The US Congress has passed a long-awaited $900bn (£660bn) package of coronavirus pandemic aid after months of political wrangling.
Senators approved the bill late on Monday, hours after it was passed by the House of Representatives.
The aid includes direct payments for many Americans and support for businesses and unemployment programmes.
The money is to accompany a bigger, $1.4tn spending bill to fund government operations over the next nine months.
President Donald Trump is expected to sign the package into law.
In the House, the bill passed by a vote of 359 to 53 and in the Senate it passed by 92-6.
Many Covid-19 relief programmes were set to expire at the end of the month and about 12 million Americans were at risk of losing access to unemployment benefits.
But some lawmakers said they felt blind-sided by being asked to vote on a mammoth bill without even having a chance to read it.
At nearly 5,600 pages, the legislation was described by the Associated Press news agency as "the longest bill in memory and probably ever".
What is in the package?
The stimulus includes one-off $600 payments to most Americans, and will boost unemployment payments by $300 per week, extending expiration dates for the jobless programmes until the spring.
It also contains more than $300bn in support for businesses, and money for vaccine distribution, schools and tenants facing eviction.
The package includes an extension of an eviction moratorium that was due to expire at the end of this month, leaving tens of millions of Americans at risk of being thrown out of their homes. It contains $25bn in rental aid.
The bill also has a provision to end surprise medical billing - where hospital patients get slapped with fees because they were treated by a doctor who was not covered by their health insurer. President Trump has championed calls to end these stealth fees, which are one of the most unpopular pitfalls of the US healthcare system.
The deal was announced on Sunday by Senate Majority Leader Mitch McConnell, a Republican. Speaking on Monday ahead of the vote, he said: "None of us think this legislation is perfect, but a big bipartisan majority of us recognise the incredible amount of good it will do when we send it to the president's desk. The American people have waited long enough."
House Speaker Nancy Pelosi and Senate Minority Leader Chuck Schumer, both Democrats, said the package delivered "urgently needed funds to save the lives and livelihoods of the American people as the virus accelerates".
Who will get the $600 cheques?
Lawmakers said the bill would send $600 per adult or child for individuals earning up to $75,000 or married couples earning up to $150,000, with families earning more receiving less.
The first cheques could arrive as soon as next week, Treasury Secretary Steven Mnuchin said.
The payment is half the amount that Congress approved for direct payments during the first round of pandemic relief last spring.
What is not in the bill?
The bill does not include substantial aid to local governments, which had been a top priority for many Democrats. In exchange, Republicans agreed to accept a deal without legal protections for businesses from Covid-related lawsuits.
Mr Schumer said the package would "establish a floor, not a ceiling, for coronavirus relief in 2021", and that Democrats would push for more aid after President-elect Joe Biden took office on 20 January.

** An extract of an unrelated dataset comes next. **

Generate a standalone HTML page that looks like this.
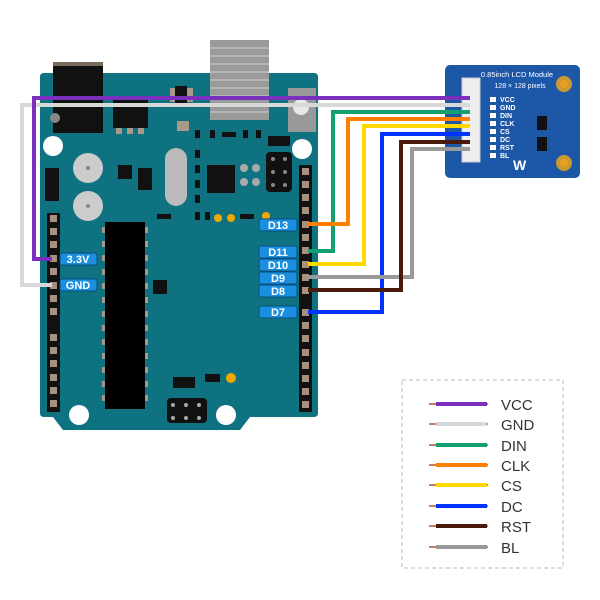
<!DOCTYPE html>
<html><head><meta charset="utf-8"><style>
html,body{margin:0;padding:0;background:#fff;width:600px;height:600px;overflow:hidden}
svg{display:block}
text{font-family:"Liberation Sans",sans-serif}
</style></head><body>
<svg width="600" height="600" viewBox="0 0 600 600" xmlns="http://www.w3.org/2000/svg">
<!-- USB -->
<rect x="210" y="40" width="59" height="80" fill="#9a9a9a"/>
<g stroke="#b5b5b5" stroke-width="2">
<line x1="210" y1="48" x2="269" y2="48"/><line x1="210" y1="56" x2="269" y2="56"/><line x1="210" y1="64" x2="269" y2="64"/><line x1="210" y1="72" x2="269" y2="72"/><line x1="210" y1="80" x2="269" y2="80"/><line x1="210" y1="88" x2="269" y2="88"/><line x1="210" y1="96" x2="269" y2="96"/><line x1="210" y1="104" x2="269" y2="104"/><line x1="210" y1="112" x2="269" y2="112"/>
</g>
<!-- board -->
<path d="M44 73 H314 Q318 73 318 77 V413 Q318 417 314 417 H250 L240 430 H63 L53 417 H44 Q40 417 40 413 V77 Q40 73 44 73 Z" fill="#0f7280"/>
<rect x="210" y="73" width="59" height="47" fill="#9a9a9a"/>
<g stroke="#b5b5b5" stroke-width="2">
<line x1="210" y1="80" x2="269" y2="80"/><line x1="210" y1="88" x2="269" y2="88"/><line x1="210" y1="96" x2="269" y2="96"/><line x1="210" y1="104" x2="269" y2="104"/><line x1="210" y1="112" x2="269" y2="112"/></g>
<!-- power jack -->
<rect x="53" y="62" width="50" height="71" fill="#111"/>
<rect x="53" y="62" width="50" height="4" fill="#7a6a5a"/>
<circle cx="55" cy="118" r="5" fill="#888"/>
<!-- regulator -->
<rect x="113" y="100" width="35" height="28" fill="#111"/>
<rect x="116" y="128" width="6" height="6" fill="#aa9988"/><rect x="127" y="128" width="6" height="6" fill="#aa9988"/><rect x="138" y="128" width="6" height="6" fill="#aa9988"/>
<rect x="170" y="88" width="8" height="14" fill="#aa9988"/><rect x="185" y="88" width="8" height="14" fill="#aa9988"/><rect x="175" y="86" width="12" height="18" fill="#111"/>
<rect x="177" y="121" width="12" height="10" fill="#aa9988"/>
<!-- reset button -->
<rect x="288" y="88" width="28" height="44" fill="#999"/>
<circle cx="301" cy="107" r="8" fill="#e8e8e8"/>
<!-- mounting holes -->
<circle cx="53" cy="146" r="10" fill="#fff"/>
<circle cx="302" cy="149" r="10" fill="#fff"/>
<circle cx="79" cy="415" r="10" fill="#fff"/>
<circle cx="226" cy="415" r="10" fill="#fff"/>
<!-- capacitors -->
<circle cx="88" cy="168" r="15" fill="#ccc"/><circle cx="88" cy="168" r="2" fill="#888"/>
<circle cx="88" cy="206" r="15" fill="#ccc"/><circle cx="88" cy="206" r="2" fill="#888"/>
<rect x="45" y="168" width="14" height="33" fill="#111"/>
<rect x="118" y="165" width="14" height="14" fill="#111"/>
<rect x="138" y="168" width="14" height="22" fill="#111"/>
<!-- crystal -->
<rect x="165" y="148" width="22" height="58" rx="11" fill="#bbb"/>
<!-- ic -->
<rect x="207" y="165" width="28" height="28" fill="#111"/>
<circle cx="244" cy="168" r="4" fill="#aaa"/><circle cx="256" cy="168" r="4" fill="#aaa"/><circle cx="244" cy="182" r="4" fill="#aaa"/><circle cx="256" cy="182" r="4" fill="#aaa"/>
<rect x="266" y="152" width="26" height="40" rx="4" fill="#111"/>
<g fill="#888"><circle cx="273" cy="159" r="2"/><circle cx="285" cy="159" r="2"/><circle cx="273" cy="172" r="2"/><circle cx="285" cy="172" r="2"/><circle cx="273" cy="185" r="2"/><circle cx="285" cy="185" r="2"/></g>
<g fill="#111"><rect x="195" y="130" width="5" height="8"/><rect x="210" y="130" width="5" height="8"/><rect x="222" y="132" width="14" height="5"/><rect x="243" y="130" width="5" height="8"/><rect x="256" y="130" width="5" height="8"/><rect x="268" y="136" width="22" height="10"/>
<rect x="195" y="150" width="5" height="8"/><rect x="195" y="165" width="5" height="8"/><rect x="195" y="180" width="5" height="8"/><rect x="195" y="195" width="5" height="8"/>
<rect x="157" y="214" width="14" height="5"/><rect x="195" y="212" width="5" height="8"/><rect x="205" y="212" width="5" height="8"/><rect x="240" y="214" width="14" height="5"/></g>
<circle cx="218" cy="218" r="4" fill="#f0a800"/><circle cx="231" cy="218" r="4" fill="#f0a800"/><circle cx="266" cy="216" r="4" fill="#f0a800"/>
<!-- big chip -->
<rect x="105" y="222" width="40" height="187" fill="#000"/>
<g fill="#aa9988">
<rect x="102" y="227" width="3" height="6"/><rect x="102" y="241" width="3" height="6"/><rect x="102" y="255" width="3" height="6"/><rect x="102" y="269" width="3" height="6"/><rect x="102" y="283" width="3" height="6"/><rect x="102" y="297" width="3" height="6"/><rect x="102" y="311" width="3" height="6"/><rect x="102" y="325" width="3" height="6"/><rect x="102" y="339" width="3" height="6"/><rect x="102" y="353" width="3" height="6"/><rect x="102" y="367" width="3" height="6"/><rect x="102" y="381" width="3" height="6"/><rect x="102" y="395" width="3" height="6"/>
<rect x="145" y="227" width="3" height="6"/><rect x="145" y="241" width="3" height="6"/><rect x="145" y="255" width="3" height="6"/><rect x="145" y="269" width="3" height="6"/><rect x="145" y="283" width="3" height="6"/><rect x="145" y="297" width="3" height="6"/><rect x="145" y="311" width="3" height="6"/><rect x="145" y="325" width="3" height="6"/><rect x="145" y="339" width="3" height="6"/><rect x="145" y="353" width="3" height="6"/><rect x="145" y="367" width="3" height="6"/><rect x="145" y="381" width="3" height="6"/><rect x="145" y="395" width="3" height="6"/>
</g>
<rect x="153" y="280" width="14" height="14" fill="#111"/><rect x="158" y="286" width="5" height="8" fill="#111"/>
<rect x="173" y="377" width="22" height="11" fill="#111"/>
<rect x="205" y="374" width="15" height="8" fill="#111"/>
<circle cx="231" cy="378" r="5" fill="#f0a800"/>
<rect x="167" y="398" width="40" height="25" rx="4" fill="#111"/>
<g fill="#aaa"><circle cx="173" cy="405" r="2"/><circle cx="186" cy="405" r="2"/><circle cx="199" cy="405" r="2"/><circle cx="173" cy="418" r="2"/><circle cx="186" cy="418" r="2"/><circle cx="199" cy="418" r="2"/></g>
<!-- left header -->
<rect x="47" y="213" width="13" height="199" fill="#111"/>
<g fill="#a89080">
<rect x="50" y="215" width="7" height="7"/><rect x="50" y="228" width="7" height="7"/><rect x="50" y="241" width="7" height="7"/><rect x="50" y="255" width="7" height="7"/><rect x="50" y="268" width="7" height="7"/><rect x="50" y="282" width="7" height="7"/><rect x="50" y="295" width="7" height="7"/><rect x="50" y="308" width="7" height="7"/>
<rect x="50" y="334" width="7" height="7"/><rect x="50" y="347" width="7" height="7"/><rect x="50" y="360" width="7" height="7"/><rect x="50" y="374" width="7" height="7"/><rect x="50" y="387" width="7" height="7"/><rect x="50" y="400" width="7" height="7"/></g>
<!-- right header -->
<rect x="299" y="165" width="13" height="247" fill="#111"/>
<g fill="#a89080">
<rect x="302" y="168" width="7" height="7"/><rect x="302" y="181" width="7" height="7"/><rect x="302" y="194" width="7" height="7"/><rect x="302" y="207" width="7" height="7"/><rect x="302" y="221" width="7" height="7"/><rect x="302" y="234" width="7" height="7"/><rect x="302" y="247" width="7" height="7"/><rect x="302" y="261" width="7" height="7"/><rect x="302" y="274" width="7" height="7"/><rect x="302" y="287" width="7" height="7"/>
<rect x="302" y="309" width="7" height="7"/><rect x="302" y="322" width="7" height="7"/><rect x="302" y="335" width="7" height="7"/><rect x="302" y="349" width="7" height="7"/><rect x="302" y="362" width="7" height="7"/><rect x="302" y="375" width="7" height="7"/><rect x="302" y="388" width="7" height="7"/><rect x="302" y="401" width="7" height="7"/></g>
<!-- labels -->
<g fill="#1a8fe0" stroke="#0a4f7a" stroke-width="1">
<rect x="60" y="253" width="37" height="12" rx="2"/><rect x="60" y="279" width="37" height="12" rx="2"/>
<rect x="259" y="219" width="38" height="12" rx="2"/><rect x="259" y="246" width="38" height="12" rx="2"/><rect x="259" y="259" width="38" height="12" rx="2"/><rect x="259" y="272" width="38" height="12" rx="2"/><rect x="259" y="285" width="38" height="12" rx="2"/><rect x="259" y="306" width="38" height="12" rx="2"/></g>
<g fill="#fff" font-size="11" font-weight="bold" text-anchor="middle">
<text x="78" y="263">3.3V</text><text x="78" y="289">GND</text>
<text x="278" y="229">D13</text><text x="278" y="256">D11</text><text x="278" y="269">D10</text><text x="278" y="282">D9</text><text x="278" y="295">D8</text><text x="278" y="316">D7</text></g>
<!-- LCD module -->
<rect x="445" y="65" width="135" height="113" rx="5" fill="#1d57a8"/>
<text x="517" y="77" font-size="7.5" fill="#fff" text-anchor="middle">0.85inch LCD Module</text>
<text x="520" y="88" font-size="7" fill="#fff" text-anchor="middle">128 × 128 pixels</text>
<circle cx="564" cy="84" r="8" fill="#c89a30"/><circle cx="564" cy="84" r="4" fill="#e8a020"/>
<circle cx="564" cy="163" r="8" fill="#c89a30"/><circle cx="564" cy="163" r="4" fill="#e8a020"/>
<g font-size="7" fill="#fff" font-weight="bold">
<text x="500" y="102">VCC</text><text x="500" y="110">GND</text><text x="500" y="118">DIN</text><text x="500" y="126">CLK</text><text x="500" y="134">CS</text><text x="500" y="142">DC</text><text x="500" y="150">RST</text><text x="500" y="158">BL</text></g>
<g fill="#fff"><rect x="490" y="97" width="6" height="5"/><rect x="490" y="105" width="6" height="5"/><rect x="490" y="113" width="6" height="5"/><rect x="490" y="121" width="6" height="5"/><rect x="490" y="129" width="6" height="5"/><rect x="490" y="137" width="6" height="5"/><rect x="490" y="145" width="6" height="5"/><rect x="490" y="153" width="6" height="5"/></g>
<rect x="537" y="116" width="10" height="14" fill="#111"/><rect x="537" y="137" width="10" height="14" fill="#111"/>
<text x="513" y="170" font-size="14" font-weight="bold" fill="#fff">W</text>
<rect x="462" y="78" width="18" height="84" fill="#eee" stroke="#ccc"/>
<!-- wires -->
<g fill="none" stroke-width="4" stroke-linejoin="miter">
<polyline points="52,285 22,285 22,105 470,105" stroke="#d8d8d8"/>
<polyline points="52,259 34,259 34,98 470,98" stroke="#7b2fbe"/>
<polyline points="308,251 333,251 333,112 470,112" stroke="#12a070"/>
<polyline points="308,224 348,224 348,119 470,119" stroke="#ff8000"/>
<polyline points="308,264 364,264 364,126 470,126" stroke="#ffd800"/>
<polyline points="308,312 382,312 382,134 470,134" stroke="#0033ff"/>
<polyline points="308,277 412,277 412,149 470,149" stroke="#999"/>
<polyline points="308,290 401,290 401,142 470,142" stroke="#4a1a0a"/>
</g>
<!-- legend -->
<rect x="402" y="380" width="161" height="188" fill="none" stroke="#bbb" stroke-dasharray="4,3"/>
<g stroke-width="2" stroke="#c08060"><line x1="429" y1="404" x2="488" y2="404"/><line x1="429" y1="424" x2="488" y2="424"/><line x1="429" y1="445" x2="488" y2="445"/><line x1="429" y1="465" x2="488" y2="465"/><line x1="429" y1="485" x2="488" y2="485"/><line x1="429" y1="506" x2="488" y2="506"/><line x1="429" y1="526" x2="488" y2="526"/><line x1="429" y1="547" x2="488" y2="547"/></g>
<g stroke-width="4">
<line x1="436" y1="404" x2="487" y2="404" stroke="#7b2fbe"/><line x1="436" y1="424" x2="487" y2="424" stroke="#d8d8d8"/><line x1="436" y1="445" x2="487" y2="445" stroke="#12a070"/><line x1="436" y1="465" x2="487" y2="465" stroke="#ff8000"/><line x1="436" y1="485" x2="487" y2="485" stroke="#ffd800"/><line x1="436" y1="506" x2="487" y2="506" stroke="#0033ff"/><line x1="436" y1="526" x2="487" y2="526" stroke="#4a1a0a"/><line x1="436" y1="547" x2="487" y2="547" stroke="#999"/></g>
<g font-size="15" fill="#333">
<text x="501" y="410">VCC</text><text x="501" y="430">GND</text><text x="501" y="451">DIN</text><text x="501" y="471">CLK</text><text x="501" y="491">CS</text><text x="501" y="512">DC</text><text x="501" y="532">RST</text><text x="501" y="553">BL</text></g>
</svg>
</body></html>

Congress had been expected to pass the bill by Friday, but negotiations continued through the weekend.
The delays led to concerns over whether the government would shut down without a spending bill. Washington has been operating on temporary funding since October, the start of the federal government's financial year.
How are Americans reacting?
Economic analysts welcomed the deal, but have warned that it is probably too small and arrives too late to avert a slowdown in the recovery.
They have also expressed concerns that money devoted to the stimulus cheques - which some families are likely to save - takes away from other, more targeted programmes that might provide a more effective boost to the economy.
"Any Covid relief bill is better than no Covid relief bill, but the measures set to be passed by Congress... do not represent the most efficient use of the $900bn total cost," wrote Ian Shepherdson of Pantheon Macroeconomics.
However, on social media, many said the cheque should have been larger, saying $600 per person wasn't large enough to help meaningfully.
"$600 will hopefully save some lives but we all know it's just barely scraping by," wrote one social media user in California.
What about previous aid?
In March the US approved more than $2.4tn in economic relief, including one-off $1,200 stimulus payments, funds for businesses and money to boost weekly unemployment payments by $600.
The package was credited with cushioning the economic hit of the pandemic, which cast more than 20 million Americans out of work this spring and drove the unemployment rate up to 14.7% in April.
The US has regained about half of the jobs lost, but economists and businesses have been pushing Congress to approve further economic relief, as programmes expired and money ran out, prompting recovery to slow.
Nearly eight million more Americans are now living in poverty. This year has seen the biggest single year increase since poverty tracking began 60 years ago.